Tunnelling through Rafah's sandy ground is a dangerous business, even
without the intervention of the Israeli military.

Abu Mussab says tunnel smuggling began in the 1980s, and about 20 Rafah men
have died in collapses, all since the present intifada began in September
2000. "Before that tunnelling was a lot easier and safer. The houses in
Rafah were right along the border, before the Israelis bulldozed them all,
and you could dig for 50 metres and be on the other side. Because the
tunnels were so short and because the borders were more open then, it was
easy to get cheap wood so you could have props to hold up the whole length
of the tunnel. Now we're having to do without wooden props and dig tunnels
that can be 1500 metres long."

Abu Mussab says he is one of five major operators who sponsor and equip
tunnel crews, cultivate Egyptian suppliers and pay off Egyptian border
guards. He estimates there could be as many as 50 tunnels in use or under
construction. He operates two and rents a third when he has big shipments
coming through.

Ahmed shows us the opening to another tunnel, currently disused, in the
basement of a demolished house on the edge of the bulldozed zone. He says it
could be reopened in the event of a new crackdown by the Israelis or by the
Islamic fundamentalist Hamas movement, which has tried to control smuggling
since it seized Gaza in June.

This month Hamas police publicly burned hundreds of kilograms of drugs
smuggled into Gaza through the tunnels, and it also keeps a close eye on
shipments of weapons and ammunition.

"I don't pay any tax to Hamas and in the beginning I had problems with
them," Abu Mussab says, "but after a while I understood the game.

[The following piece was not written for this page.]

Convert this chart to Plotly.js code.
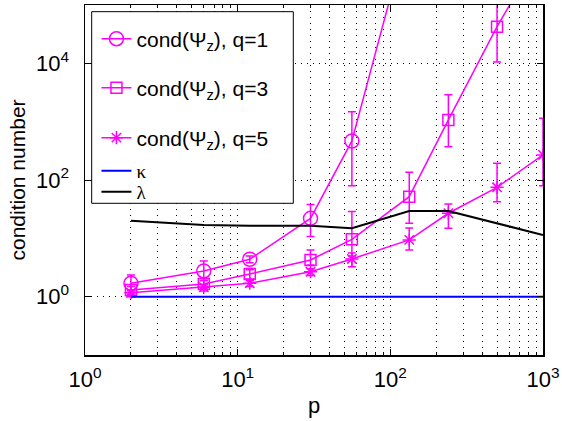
<!DOCTYPE html>
<html>
<head>
<meta charset="utf-8">
<script src="https://cdn.plot.ly/plotly-3.0.1.min.js"></script>
<style>html,body{margin:0;padding:0;background:#fff;}#chart{width:562px;height:421px;}</style>
</head>
<body>
<div id="chart"></div>
<script>
// Data
const p = [2, 6, 12, 30, 56, 133, 240, 500, 1000];

const q1 = [1.70, 2.76, 4.38, 22, 467, 2.2e6];
const q1Hi = [2.35, 4.1, 5.0, 38, 1480, 5e6];
const q1Lo = [1.25, 1.9, 3.8, 10.7, 80, 1e6];

const q3 = [1.30, 1.65, 2.45, 4.26, 9.6, 51.8, 1070, 42500, 9.5e5];
const q3Hi = [1.5, 1.9, 2.9, 6.3, 28.7, 136, 2900, 2e5, 3e6];
const q3Lo = [1.1, 1.4, 2.0, 3.5, 5.0, 18.1, 373, 10560, 3e5];

const q5 = [1.17, 1.45, 1.70, 2.68, 4.43, 9.4, 26.9, 75, 269];
const q5Hi = [1.3, 1.6, 1.9, 3.0, 5.6, 15, 38.8, 194, 1143];
const q5Lo = [1.0, 1.25, 1.5, 2.3, 3.27, 6.3, 14.9, 42.5, 80];

const kappa = [1, 1, 1, 1, 1, 1, 1, 1, 1];
const lambda = [20.1, 16.9, 16.5, 16.5, 14.9, 29.5, 29.5, 18, 11.4];

const seriesNames = ['cond(Ψ<sub>z</sub>), q=1', 'cond(Ψ<sub>z</sub>), q=3', 'cond(Ψ<sub>z</sub>), q=5', 'κ', 'λ'];
const yTickVals = [1, 100, 10000];
const yTickText = ['10<sup>0</sup>', '10<sup>2</sup>', '10<sup>4</sup>'];
const xTickVals = [1, 10, 100, 1000];
const xTickText = ['10<sup>0</sup>', '10<sup>1</sup>', '10<sup>2</sup>', '10<sup>3</sup>'];

const magenta = '#ff00ff';
function diffUp(v, hi) { return v.map((y, i) => hi[i] - y); }
function diffDn(v, lo) { return v.map((y, i) => y - lo[i]); }
function errBar(v, hi, lo) {
  return {type: 'data', symmetric: false, array: diffUp(v, hi), arrayminus: diffDn(v, lo),
          color: magenta, thickness: 1.5, width: 4};
}

const traces = [
  {x: p.slice(0, q1.length), y: q1, name: seriesNames[0], legend: 'legend', mode: 'lines+markers',
   line: {color: magenta, width: 1.5}, marker: {symbol: 'circle-open', size: 14, color: magenta, line: {width: 1.5}},
   error_y: errBar(q1, q1Hi, q1Lo)},
  {x: p, y: q3, name: seriesNames[1], legend: 'legend2', mode: 'lines+markers',
   line: {color: magenta, width: 1.5}, marker: {symbol: 'square-open', size: 11, color: magenta, line: {width: 1.5}},
   error_y: errBar(q3, q3Hi, q3Lo)},
  {x: p, y: q5, name: seriesNames[2], legend: 'legend3', mode: 'lines+markers',
   line: {color: magenta, width: 1.5}, marker: {symbol: 'asterisk-open', size: 11, color: magenta, line: {width: 1.5, color: magenta}},
   error_y: errBar(q5, q5Hi, q5Lo)},
  {x: p, y: kappa, name: seriesNames[3], legend: 'legend4', mode: 'lines', line: {color: '#0000ff', width: 2}},
  {x: p, y: lambda, name: seriesNames[4], legend: 'legend5', mode: 'lines', line: {color: '#000000', width: 2}}
];

const fam = 'Liberation Sans, Arial, Helvetica, sans-serif';
const serif = 'Liberation Serif, Times New Roman, serif';
const font = {family: fam, size: 22, color: '#000'};

function leg(yPix, family, size) {
  return {x: 0.025, y: (355 - yPix) / 350, xanchor: 'left', yanchor: 'middle',
          bgcolor: 'rgba(0,0,0,0)', borderwidth: 0, font: {family: family, size: size, color: '#000'}};
}

const gridDash = '1px,5px';
const layout = {
  width: 562, height: 421,
  margin: {l: 85, r: 19, t: 5, b: 66},
  paper_bgcolor: '#fff', plot_bgcolor: '#fff',
  font: font,
  showlegend: true,
  legend: leg(39, fam, 21), legend2: leg(88, fam, 21), legend3: leg(138, fam, 21),
  legend4: leg(171, serif, 19), legend5: leg(192, serif, 19),
  shapes: [{type: 'rect', xref: 'paper', yref: 'paper', x0: 0.0146, x1: 0.4548, y0: 0.4334, y1: 0.9809,
            fillcolor: '#fff', line: {color: '#000', width: 1}, layer: 'above'}],
  xaxis: {
    type: 'log', range: [0, 3], tickmode: 'array', tickvals: xTickVals, ticktext: xTickText,
    ticks: 'inside', ticklen: 6, tickwidth: 1, tickcolor: '#000',
    showline: true, linecolor: '#000', linewidth: 1.5, mirror: 'ticks',
    showgrid: true, gridcolor: '#000', griddash: gridDash, gridwidth: 1,
    zeroline: false,
    minor: {dtick: 'D1', ticks: 'inside', ticklen: 3, tickcolor: '#000', showgrid: true,
            gridcolor: '#000', griddash: gridDash, gridwidth: 1},
    title: {text: 'p', font: {family: fam, size: 22}, standoff: 6},
    tickfont: {family: fam, size: 22}, ticklabelstandoff: 4
  },
  yaxis: {
    type: 'log', range: [-1, 5], tickmode: 'array', tickvals: yTickVals, ticktext: yTickText,
    ticks: 'inside', ticklen: 6, tickwidth: 1, tickcolor: '#000',
    showline: true, linecolor: '#000', linewidth: 1.5, mirror: 'ticks',
    showgrid: true, gridcolor: '#000', griddash: gridDash, gridwidth: 1,
    zeroline: false,
    title: {text: 'condition number', font: {family: fam, size: 21}, standoff: 4},
    tickfont: {family: fam, size: 22}, ticklabelstandoff: 10
  }
};

Plotly.newPlot('chart', traces, layout, {displayModeBar: false, staticPlot: true});
</script>
</body>
</html>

I don't do
anything without letting them know and I tell them that if they want to use
one of my tunnels for something then they can do it for free."

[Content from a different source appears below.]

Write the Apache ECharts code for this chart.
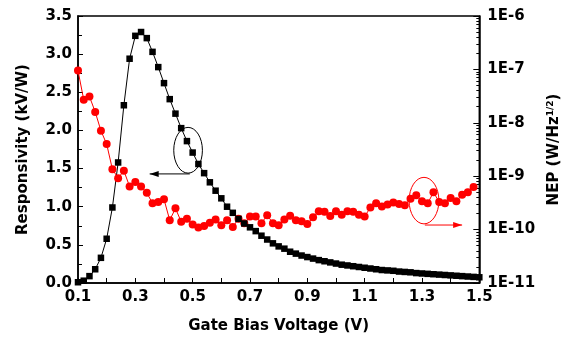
<!DOCTYPE html>
<html>
<head>
<meta charset="utf-8">
<script src="https://cdn.jsdelivr.net/npm/echarts@6/dist/echarts.min.js"></script>
<style>
  html, body { margin: 0; padding: 0; background: #fff; }
  #main { width: 570px; height: 341px; }
</style>
</head>
<body>
<div id="main"></div>
<script>
// gate voltage (V) for the responsivity curve
const voltageR = [0.10,0.12,0.14,0.16,0.18,0.20,0.22,0.24,0.26,0.28,0.30,0.32,0.34,0.36,0.38,0.40,0.42,0.44,0.46,0.48,
  0.50,0.52,0.54,0.56,0.58,0.60,0.62,0.64,0.66,0.68,0.70,0.72,0.74,0.76,0.78,0.80,0.82,0.84,0.86,0.88,
  0.90,0.92,0.94,0.96,0.98,1.00,1.02,1.04,1.06,1.08,1.10,1.12,1.14,1.16,1.18,1.20,1.22,1.24,1.26,1.28,
  1.30,1.32,1.34,1.36,1.38,1.40,1.42,1.44,1.46,1.48,1.50]
// responsivity (kV/W)
const responsivity = [0.01,0.03,0.09,0.18,0.33,0.58,0.99,1.58,2.33,2.94,3.24,3.29,3.21,3.03,2.83,2.62,2.41,2.22,2.03,1.86,
  1.71,1.56,1.44,1.32,1.21,1.11,1.00,0.92,0.84,0.78,0.73,0.68,0.62,0.57,0.52,0.48,0.45,0.41,0.385,0.36,
  0.34,0.32,0.30,0.285,0.27,0.255,0.24,0.23,0.22,0.21,0.20,0.19,0.18,0.17,0.165,0.16,0.15,0.145,0.14,0.13,
  0.125,0.12,0.115,0.11,0.105,0.10,0.095,0.09,0.085,0.08,0.075]

// gate voltage (V) for the NEP curve
const voltageN = [0.10,0.12,0.14,0.16,0.18,0.20,0.22,0.24,0.26,0.28,0.30,0.32,0.34,0.36,0.38,0.40,0.42,0.44,0.46,0.48,
  0.50,0.52,0.54,0.56,0.58,0.60,0.62,0.64,0.66,0.68,0.70,0.72,0.74,0.76,0.78,0.80,0.82,0.84,0.86,0.88,
  0.90,0.92,0.94,0.96,0.98,1.00,1.02,1.04,1.06,1.08,1.10,1.12,1.14,1.16,1.18,1.20,1.22,1.24,1.26,1.28,
  1.30,1.32,1.34,1.36,1.38,1.40,1.42,1.44,1.46,1.48]
// NEP (W/Hz^1/2)
const nep = [9.5e-8,2.7e-8,3.1e-8,1.6e-8,7.1e-9,4.0e-9,1.35e-9,9.2e-10,1.27e-9,6.4e-10,7.8e-10,6.4e-10,4.9e-10,3.1e-10,3.3e-10,3.7e-10,1.5e-10,2.5e-10,1.4e-10,1.6e-10,
  1.24e-10,1.1e-10,1.17e-10,1.35e-10,1.55e-10,1.2e-10,1.5e-10,1.12e-10,1.6e-10,1.32e-10,1.75e-10,1.75e-10,1.32e-10,1.86e-10,1.32e-10,1.2e-10,1.55e-10,1.82e-10,1.5e-10,1.43e-10,
  1.27e-10,1.7e-10,2.2e-10,2.15e-10,1.8e-10,2.2e-10,1.9e-10,2.2e-10,2.15e-10,1.9e-10,1.75e-10,2.6e-10,3.1e-10,2.7e-10,2.95e-10,3.2e-10,3.0e-10,2.85e-10,3.8e-10,4.4e-10,
  3.4e-10,3.1e-10,5.0e-10,3.3e-10,3.1e-10,3.9e-10,3.4e-10,4.5e-10,5.0e-10,6.3e-10]

// annotation marks, in (V, kV/W) units
const blackEllipse = {c: [0.484, 1.74], rx: 0.05, ry: 0.30}
const blackArrow = {from: [0.49, 1.43], to: [0.35, 1.43]}
const redEllipse = {c: [1.307, 1.08], rx: 0.052, ry: 0.305}
const redArrow = {from: [1.31, 0.76], to: [1.44, 0.76]}

const font = 'DejaVu Sans'
const labelStyle = {fontFamily: font, fontWeight: 'bold', fontSize: 15, color: '#000'}

const nepMinorTicks = []
for (let e = -11; e < -6; e++) {
  for (let m = 2; m <= 9; m++) nepMinorTicks.push(m * Math.pow(10, e))
}

const chart = echarts.init(document.getElementById('main'), null, {renderer: 'canvas'})

const option = {
  animation: false,
  backgroundColor: '#fff',
  grid: {
    left: 78, right: 78, top: 16, bottom: 58,
    show: true, borderColor: '#000', borderWidth: 1.5, backgroundColor: 'transparent'
  },
  xAxis: {
    type: 'value',
    min: 0.1, max: 1.5, interval: 0.1,
    name: 'Gate Bias Voltage (V)',
    nameLocation: 'middle',
    nameGap: 36,
    nameTextStyle: labelStyle,
    axisLine: {show: true, lineStyle: {color: '#000', width: 1.5}},
    axisTick: {inside: true, length: 5, lineStyle: {color: '#000', width: 1}},
    axisLabel: Object.assign({
      margin: 7,
      showMinLabel: true, showMaxLabel: true,
      formatter: (v) => {
        const t = Math.round(v * 10)
        return t % 2 === 1 ? (t / 10).toFixed(1) : ''
      }
    }, labelStyle),
    splitLine: {show: false}
  },
  yAxis: [
    {
      type: 'value',
      min: 0, max: 3.5, interval: 0.5,
      position: 'left',
      name: 'Responsivity (kV/W)',
      nameLocation: 'middle',
      nameGap: 47,
      nameRotate: 90,
      nameTextStyle: labelStyle,
      axisLine: {show: true, lineStyle: {color: '#000', width: 1.5}},
      axisTick: {inside: true, length: 5, lineStyle: {color: '#000', width: 1}},
      minorTick: {show: true, splitNumber: 2, length: 4, lineStyle: {color: '#000', width: 1}},
      axisLabel: Object.assign({margin: 6, formatter: (v) => v.toFixed(1)}, labelStyle),
      splitLine: {show: false}
    },
    {
      type: 'log',
      logBase: 10,
      min: 1e-11, max: 1e-6,
      position: 'right',
      name: 'NEP (W/Hz{sup|1/2})',
      nameLocation: 'middle',
      nameGap: 50,
      nameRotate: 90,
      nameTextStyle: Object.assign({
        rich: {sup: {fontFamily: font, fontWeight: 'bold', fontSize: 9, verticalAlign: 'top', padding: [0, 0, 8, 0]}}
      }, labelStyle),
      axisLine: {show: true, lineStyle: {color: '#000', width: 1.5}},
      axisTick: {inside: true, length: 6, lineStyle: {color: '#000', width: 1}},
      axisLabel: Object.assign({
        margin: 8,
        formatter: (v) => '1E' + Math.round(Math.log10(v))
      }, labelStyle),
      splitLine: {show: false}
    },
    {
      // only the small log ticks of the NEP axis
      type: 'log',
      logBase: 10,
      min: 1e-11, max: 1e-6,
      position: 'right',
      axisLine: {show: false},
      axisTick: {inside: true, length: 3, customValues: nepMinorTicks, lineStyle: {color: '#000', width: 1}},
      axisLabel: {show: false},
      splitLine: {show: false}
    }
  ],
  series: [
    {
      name: 'NEP',
      type: 'line',
      yAxisIndex: 1,
      data: voltageN.map((v, i) => [v, nep[i]]),
      symbol: 'circle',
      symbolSize: 8,
      itemStyle: {color: '#ff0000'},
      lineStyle: {color: '#ff0000', width: 1},
      clip: false
    },
    {
      name: 'Responsivity',
      type: 'line',
      yAxisIndex: 0,
      data: voltageR.map((v, i) => [v, responsivity[i]]),
      symbol: 'rect',
      symbolSize: 6.5,
      itemStyle: {color: '#000'},
      lineStyle: {color: '#000', width: 1},
      clip: false
    }
  ]
}

chart.setOption(option)

// ellipses and arrows, placed through the axes
const px = (p) => chart.convertToPixel({xAxisIndex: 0, yAxisIndex: 0}, p)
const ellipse = (e, color) => {
  const c = px(e.c)
  const edge = px([e.c[0] + e.rx, e.c[1] + e.ry])
  return {
    type: 'ellipse',
    shape: {cx: c[0], cy: c[1], rx: Math.abs(edge[0] - c[0]), ry: Math.abs(edge[1] - c[1])},
    style: {fill: null, stroke: color, lineWidth: 1},
    z: 100
  }
}
const arrow = (a, color) => {
  const p1 = px(a.from)
  const p2 = px(a.to)
  const dir = p2[0] > p1[0] ? -1 : 1
  return [
    {type: 'line', shape: {x1: p1[0], y1: p1[1], x2: p2[0], y2: p2[1]}, style: {stroke: color, lineWidth: 1}, z: 100},
    {
      type: 'polygon',
      shape: {points: [[p2[0], p2[1]], [p2[0] + dir * 9, p2[1] - 3], [p2[0] + dir * 9, p2[1] + 3]]},
      style: {fill: color},
      z: 100
    }
  ]
}

chart.setOption({
  graphic: [
    ellipse(blackEllipse, '#000'),
    ellipse(redEllipse, '#ff0000')
  ].concat(arrow(blackArrow, '#000'), arrow(redArrow, '#ff0000'))
})
</script>
</body>
</html>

According to Abu Mussab, there is a complex relationship between smugglers,
suppliers and Egyptian and Israeli intelligence services. "We are completely
dependent on our Egyptian sources, and they have a certain amount of space
they are allowed to play in. An RPG (rocket-propelled grenade) is the
maximum weapon that they can get away with selling us, because they aren't
really much use against a tank any more. If you ask the Egyptians for modern
anti-tank or anti-aircraft missiles, they'll say 'No way'."